Carriers assume the financial risk involved with transporting a load. Since routes often take them far away from their homes, carriers risk not having round-trip loads and must pay for this ‘dead head’ out of pocket. Carriers also have to pay to insure the loads, are responsible loading and unloading freight (which is unpaid activity since rates are usually on a per mile basis) and assume other risks as well. Carriers lack accurate information to reasonably estimate cost and time associated with a trip. Finally, carriers often wait weeks to be paid. On the other side, brokers also have concerns that come from a lack of knowledge of the carriers they work with. Often it is very hard or impossible for brokers to know if a driver has already reached their daily driving limit, the condition of the carrier’s truck or even the history of the driver. These are facts that carriers will hide such that they don’t lose out on contracts and can create obvious problems for brokers who are trying to ensure loads get delivered on time.
As outlined in the previous section, many of the problems the industry faces today come from a lack of transparency of information and fractured networks of information. Carriers don’t know market rates, the histories of brokers, have limited access to route and risk analysis and rarely know what the distributors are willing to pay for a load. By utilizing the block chain we can create an audit ledger that creates transparency for all parties involved. Smart contracts could hold financial history, information concerning the transportation (time to deliver, fees, etc.) and provide a means for instant payment upon the resolution of contract. This would give carriers insights to market rates, risk analysis and secure and fast payment for work completed. The block chain would also provide a log for brokers to see how much time carriers take to deliver loads, and how much time a carrier has left to drive in a workday. When the federal legislation mandating electronic logging devices (or ELDs) is passed, a web application could allow involved parties to monitor shipments in real time. Live updates to a contract would provide even more detailed information. Immediate/secure payment
Long delays in payment after delivery of freight are a problem faced by many carriers, especially smaller ones. Carriers often have to wait several weeks to receive payment for their services, and would be keen to reduce or eliminate these wait times.
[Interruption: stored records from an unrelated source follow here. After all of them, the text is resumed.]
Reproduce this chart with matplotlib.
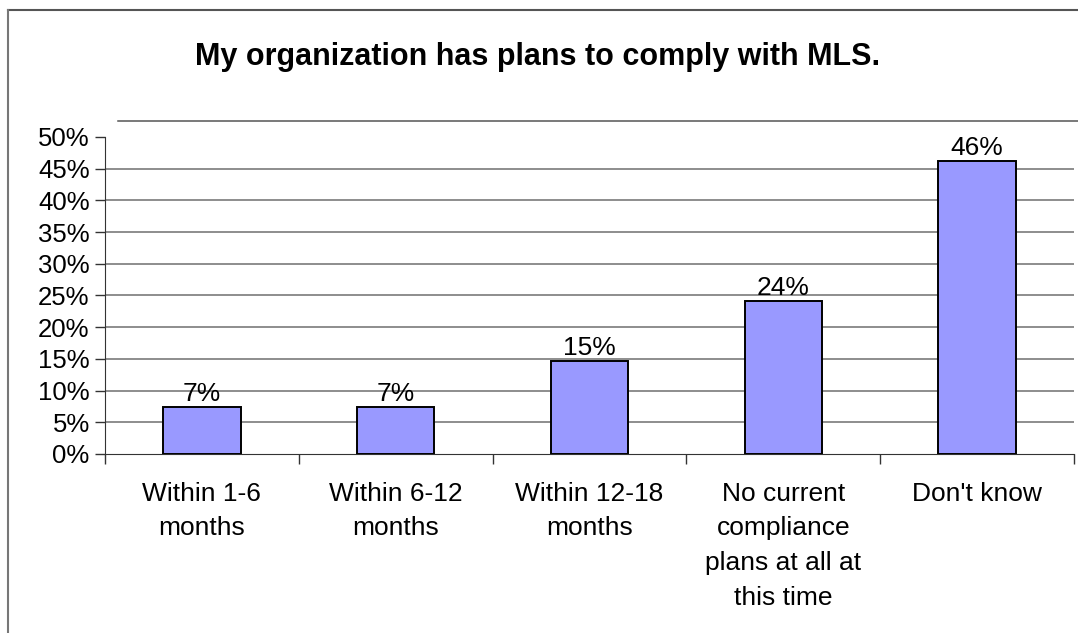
import numpy as np
import matplotlib
matplotlib.use('Agg')
import matplotlib.pyplot as plt
from matplotlib.lines import Line2D

plt.rcParams['font.family'] = ['Liberation Sans', 'DejaVu Sans']

# Survey answers and shares
categories = ['Within 1-6\nmonths', 'Within 6-12\nmonths', 'Within 12-18\nmonths',
              'No current\ncompliance\nplans at all at\nthis time', "Don't know"]
shares = [0.074, 0.074, 0.147, 0.241, 0.462]
y_ticks = [0.0, 0.05, 0.10, 0.15, 0.20, 0.25, 0.30, 0.35, 0.40, 0.45, 0.50]

fig = plt.figure(figsize=(10.78, 6.33), dpi=100)
ax = fig.add_axes([0.0974, 0.2828, 0.8989, 0.5008])

x = np.arange(len(categories))
bars = ax.bar(x, shares, width=0.4, color='#9999FF', edgecolor='black', linewidth=1.4, zorder=3)

# Value labels above the bars
for b, v in zip(bars, shares):
    ax.text(b.get_x() + b.get_width() / 2, v + 0.002, f'{v:.0%}', ha='center', va='bottom',
            fontsize=19, color='black')

ax.set_xlim(-0.5, len(categories) - 0.5)
ax.set_ylim(0, 0.5)
ax.set_yticks(y_ticks)
ax.set_yticklabels([f'{t:.0%}' for t in y_ticks], fontsize=18.5)
ax.tick_params(axis='y', direction='out', length=7, width=1, pad=4, colors='#333333', labelcolor='black')

# Category ticks sit between the bars
ax.set_xticks(x)
ax.set_xticklabels(categories, fontsize=19, linespacing=1.56, va='top')
ax.tick_params(axis='x', which='major', length=0, pad=20)
ax.set_xticks(np.arange(-0.5, len(categories)), minor=True)
ax.tick_params(axis='x', which='minor', direction='out', length=7, width=1, colors='#333333')

# Horizontal gridlines from 5% to 45%
for t in y_ticks[1:-1]:
    ax.axhline(t, color='#6f6f6f', linewidth=1.1, zorder=1)

for s in ['top', 'right']:
    ax.spines[s].set_visible(False)
ax.spines['left'].set_color('#333333')
ax.spines['bottom'].set_color('#333333')

fig.text(0.499, 0.910, 'My organization has plans to comply with MLS.', ha='center', va='center',
         fontsize=22, fontweight='bold')

# Chart frame and the line above the plot area
fig.add_artist(Line2D([0.0074, 1.0], [0.9842, 0.9842], color='#555555', linewidth=1.5))
fig.add_artist(Line2D([0.0074, 0.0074], [0.0, 0.9842], color='#777777', linewidth=1.5))
fig.add_artist(Line2D([0.1095, 1.0], [0.8088, 0.8088], color='#555555', linewidth=1.1))

fig.savefig('out.png', dpi=100)
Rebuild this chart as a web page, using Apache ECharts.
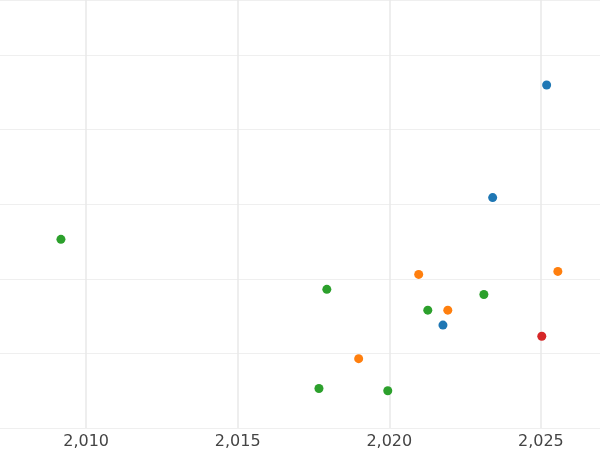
<!DOCTYPE html>
<html><head><meta charset="utf-8">
<script src="https://cdn.jsdelivr.net/npm/echarts@6/dist/echarts.min.js"></script>
<style>html,body{margin:0;padding:0;background:#fff}#c{width:600px;height:450px}</style>
</head><body><div id="c"></div>
<script>
const xTicks = [2010, 2015, 2020, 2025];
const blue = [[2025.19, 4.60], [2023.41, 3.09], [2021.77, 1.38]];
const orange = [[2020.97, 2.06], [2025.56, 2.10], [2021.93, 1.58], [2018.99, 0.93]];
const green = [[2009.17, 2.53], [2017.94, 1.86], [2023.12, 1.79], [2021.27, 1.58], [2017.68, 0.53], [2019.95, 0.50]];
const red = [[2025.03, 1.23]];

const chart = echarts.init(document.getElementById('c'));
const mk = (data, color) => ({type: 'scatter', data: data, symbolSize: 9, itemStyle: {color: color, opacity: 1}});
chart.setOption({
    animation: false,
    grid: {left: 0, right: 0, top: 0, bottom: 22},
    xAxis: {
        type: 'value', min: 2007.16, max: 2026.95,
        axisLine: {show: false}, axisTick: {show: false, customValues: xTicks},
        axisLabel: {customValues: xTicks, color: '#444', fontSize: 16, margin: 6, fontFamily: 'DejaVu Sans'},
        splitLine: {show: true, lineStyle: {color: '#e8e8e8', width: 1.5}}
    },
    yAxis: {
        type: 'value', min: 0, max: 5.74, interval: 1,
        axisLine: {show: false}, axisTick: {show: false}, axisLabel: {show: false},
        splitLine: {lineStyle: {color: '#efefef', width: 1}}
    },
    series: [mk(blue, '#1f77b4'), mk(orange, '#ff7f0e'), mk(green, '#2ca02c'), mk(red, '#d62728')]
});
</script></body></html>
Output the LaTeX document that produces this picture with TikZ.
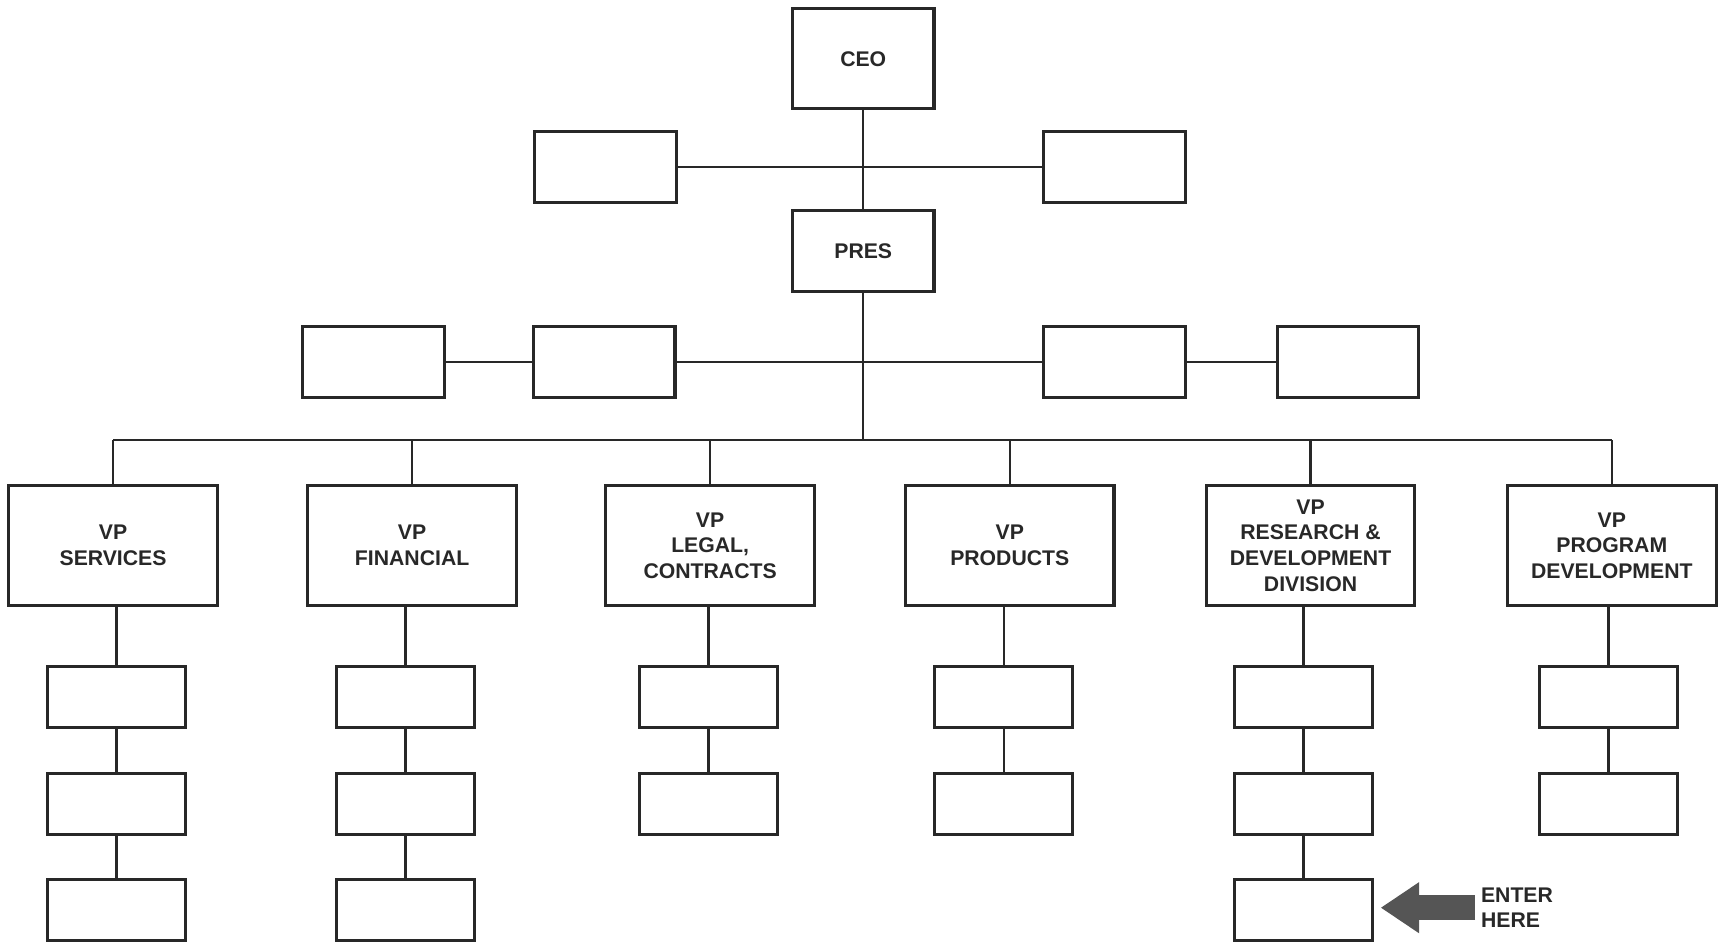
\documentclass[tikz,border=0pt]{standalone}
\usepackage{fontspec}
\setmainfont{Liberation Sans}
\usepackage{tikz}
\usetikzlibrary{arrows.meta, positioning, calc}
\definecolor{inkDark}{RGB}{40, 40, 40}
\definecolor{arrowGray}{RGB}{85, 85, 85}

\tikzset{
  chartbox/.style={draw=inkDark, line width=1.6pt, fill=white, inner sep=0pt,
    font=\bfseries\fontsize{11}{13.3}\selectfont, text=inkDark, align=center},
  vpbox/.style={chartbox, minimum width=3.8cm, minimum height=2.2cm},
  subbox/.style={chartbox, minimum width=2.52cm, minimum height=1.1cm},
  sidebox/.style={chartbox, minimum width=2.58cm, minimum height=1.29cm},
  link/.style={draw=inkDark, line width=1.2pt}
}

\begin{document}
\begin{tikzpicture}[x=0.02cm, y=-0.02cm]
    \useasboundingbox (0,0) rectangle (1568,859);
    % Top of the chart
    \node[chartbox, minimum width=2.58cm, minimum height=1.82cm] (ceo) at (786.5,53.5) {CEO};
    \node[chartbox, minimum width=2.58cm, minimum height=1.48cm] (pres) at (786.5,229) {PRES};
    \node[sidebox] (staffL) at (551.5,152) {};
    \node[sidebox] (staffR) at (1015.5,152) {};
    \draw[link] (ceo.south) -- (pres.north);
    \draw[link] (staffL.east) -- (staffR.west);
    % Boxes beside the president
    \node[sidebox] (asstA) at (340.5,329.5) {};
    \node[sidebox] (asstB) at (550.5,329.5) {};
    \node[sidebox] (asstC) at (1015.5,329.5) {};
    \node[sidebox] (asstD) at (1228,329.5) {};
    \draw[link] (asstA.east) -- (asstB.west);
    \draw[link] (asstB.east) -- (asstC.west);
    \draw[link] (asstC.east) -- (asstD.west);
    % Vice presidents
    \foreach \i/\x/\txt in {1/103/{VP\\SERVICES}, 2/375.5/{VP\\FINANCIAL},
        3/647/{VP\\LEGAL,\\CONTRACTS}, 4/920/{VP\\PRODUCTS},
        5/1194/{VP\\RESEARCH \&\\DEVELOPMENT\\DIVISION},
        6/1468.5/{VP\\PROGRAM\\DEVELOPMENT}}
      \node[vpbox] (vp\i) at (\x,497) {\txt};
    \coordinate (bus) at (786.5,401);
    \draw[link] (pres.south) -- (bus);
    \draw[link] (vp1.north |- bus) -- (vp6.north |- bus);
    \foreach \i in {1,...,6}
      \draw[link] (vp\i.north |- bus) -- (vp\i.north);
    % Boxes under each VP
    \foreach \i/\x/\n in {1/106/3, 2/369.5/3, 3/645.5/2, 4/914.5/2, 5/1187.5/3, 6/1465.5/2} {
      \foreach \r/\y in {1/635, 2/732.5, 3/829} {
        \ifnum\r>\n\else
          \node[subbox] (s\i\r) at (\x,\y) {};
        \fi
      }
      \draw[link] (s\i1.north) -- (s\i1.north |- vp\i.south);
      \foreach \r in {2,...,\n} {
        \pgfmathtruncatemacro\p{\r-1}
        \draw[link] (s\i\p.south) -- (s\i\r.north);
      }
    }
    % Pointer
    \node[anchor=west, inner sep=0pt, align=left, text=inkDark,
      font=\bfseries\fontsize{11}{13.3}\selectfont] (enter) at (1349,827) {ENTER\\HERE};
    \draw[arrowGray, line width=0.45cm, -{Triangle[length=0.7cm, width=0.88cm]}]
      ([xshift=-0.1cm]enter.west) -- ([xshift=0.12cm]enter.west -| s53.east);
  \end{tikzpicture}
\end{document}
Ethereum allows for immediate payment after the completion of contracts, and the speed of payment would bring greater efficiency to the market and offer immediate relief to many who are currently dissatisfied with the financial insecurity common among carriers in the trucking marketplace. Public record of market actors and contracts
The blockchain also supplies a public record of the actors that have engaged in the trucking market. This public record can be used to create historical profiles of carriers, brokers, and distributors that can be viewed and trusted by anyone. It will also serve as a robust audit ledger for outside parties to create implicitly trustworthy information about the flow of money and goods through the trucking market. The public record can also be used to view the history of contracts and their fulfillment. Actual market rates for trucking, expected time of contract completion, transportation risks and other details can be be computed directly from the public record. All of this information about the market actors and the contracts can be compiled to allow for everyone to make maximally informed decisions about who to engage with and how to specify the terms of a contract. We will use the public blockchain to create a database of carriers, brokers, distributors, and contracts. Our product will analyze these data to create a marketplace that can be accessed by anyone to inform their contractual decisions.
Trucking is a $676.2 billion industry. It is also a major employer. Truck driving is the most common jobs in the majority of states in the U.S(58%) and demand for truck drivers continues to exceed the supply Many commentators predict the industry is ripe for disruption. Waves of new technology are slated to fundamentally remake aspects of the industry. Federal mandates for electronic logging devices offer a wealth of new data and increase demand for truck drivers in the near term. Tesla’s soon to be released electric semi is predicted to reduce operating costs by as much as 70% and is paving the way to a fully automated future for trucking. The existing logistical networks that underpin this massive and rapidly changing industry are ripe for new ideas capable of leveraging new ideas to better catalyze change.
To the best of our knowledge no other company is using the Ethereum Blockchain and smart contracts in the trucking sector. However, startups like Convoy and Blacbuck are using modern web applications and gps tracking to compete with traditional brokers. Somer brokers have created ride boards and other applications aimed at matching truckers with contracts. All of the existing models share one defining characteristics, centralized systems that lack transparency.
Convoy in particular stands out as a strong competitor in the space, offering Uber like services matching carriers with shippers. Convoy claims to offer upfront pricing and quick payments, both services that RigQuest intends to afford. However, Convoy does not provide the same level of transparency that RigQuest will provide, meaning carriers who use our service will have better information in negotiating rates.